I should probably get some Pudding on the Rice this week. Bittersweet Symphony, please.

I haven't been to a movie in a very long time. I think I'd like to go see a movie this week. I might even go by myself. It'll be like that time that I went to the National Gallery in London all alone, or when I went to Her Naked Skin at the National Theater and it was raining and I almost didn't get off the Tube that night to go back to the flat because I was so entirely in love with that city and maybe if I didn't get off the Tube I would never have to go home. That's what going to a movie by myself would be like.

02 October 2008

Facebookial clarity

I learned a lesson tonight.

What I learned is, facebook stalking availeth nothing but disappointment and discouragement.

Listen-- go on living in your little dream world, where anything is possible with anyone. Go on believing that you might mean something special to someone in a more special way than anyone else could mean anything specially, because the minute you get curious, you'll find you're not so special after all.

Well, maybe you are special somehow. But the point is that you're not as special as you thought you were, which is equally disappointing, maybe more so.

WOULD YOU RATHER: be secure knowing you're not special at all to someone? Or know you're special, unsure to what extent?

Facebook and blogs will remind you that those arms have held someone else, and those hands reached for someone who is not you. That laugh has delighted in someone else's cleverness. That heart has missed someone while they were away, while you were here all along.

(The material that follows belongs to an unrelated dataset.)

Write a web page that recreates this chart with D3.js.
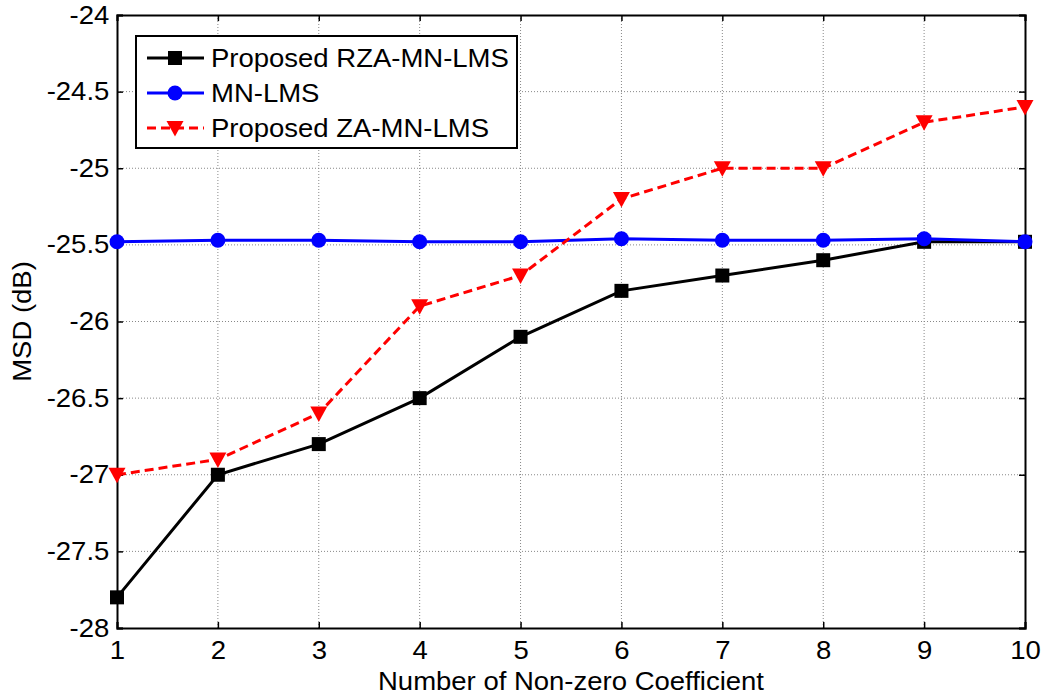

I'm not even talking romantically, lest everyone chalk up this entry to be another Sad Loveless Emily blog. It could be romantical, if you like. It could be friendly. Mostly it's a matter of meaning. You don't mean as much as you thought you did. The way they treat you doesn't have so much meaning because it turns out they treat someone else differently too. The sentiment behind the unspoken affection doesn't mean quite so much.

You're not really so different from her, you know. You're cut from the same kind of cloth-- at least on the surface. You like similar art and books and weird bands, but they like the same art and the same books and the same weird bands. Turns out you're synthetic and they're the expensive import.

Synthetic fabric is less expensive; why beat around the bush? it's cheap. I know I'm not cheap. They don't make you feel cheap. How can't you feel cheap? I mean, I get it. Even I'd pick cashmere over a cotton blend any day-- cashmere who "gets" modern art, no less.

That's my vice, I think. I don't "get" modern art. I'm trying. I keep trying, I'll keep trying, though I hardly come close to understanding. They understand. I think I'm the canvas modern art is painted on, and they are the trendy silk curtains hanging in the gallery-- the curtains who hang there and study modern art all day, but I can't see the painting since it's painted on me, painted over my eyes or at an angle that limits my view. Canvas is rough and showcases a subjective experiment. Silk curtains are complimentary and unobtrusive and not necessarily up for aesthetic debate. Who argues about curtains while they're in a modern art gallery anyway?

You don't want to find out what they think about someone who is special to you. I promise, you don't want to know that anyone is special to them the very way that same anyone is special to you. You want to go on in a state of happy ignorance, especially when you've only briefly met your comparison. You want to recall your own memories without someone else's intruding. You don't want to be the first choice, upon which they can look for, and find, improvements. The last shall be first, and the first shall be last.

For once in your life, you want to be picked last.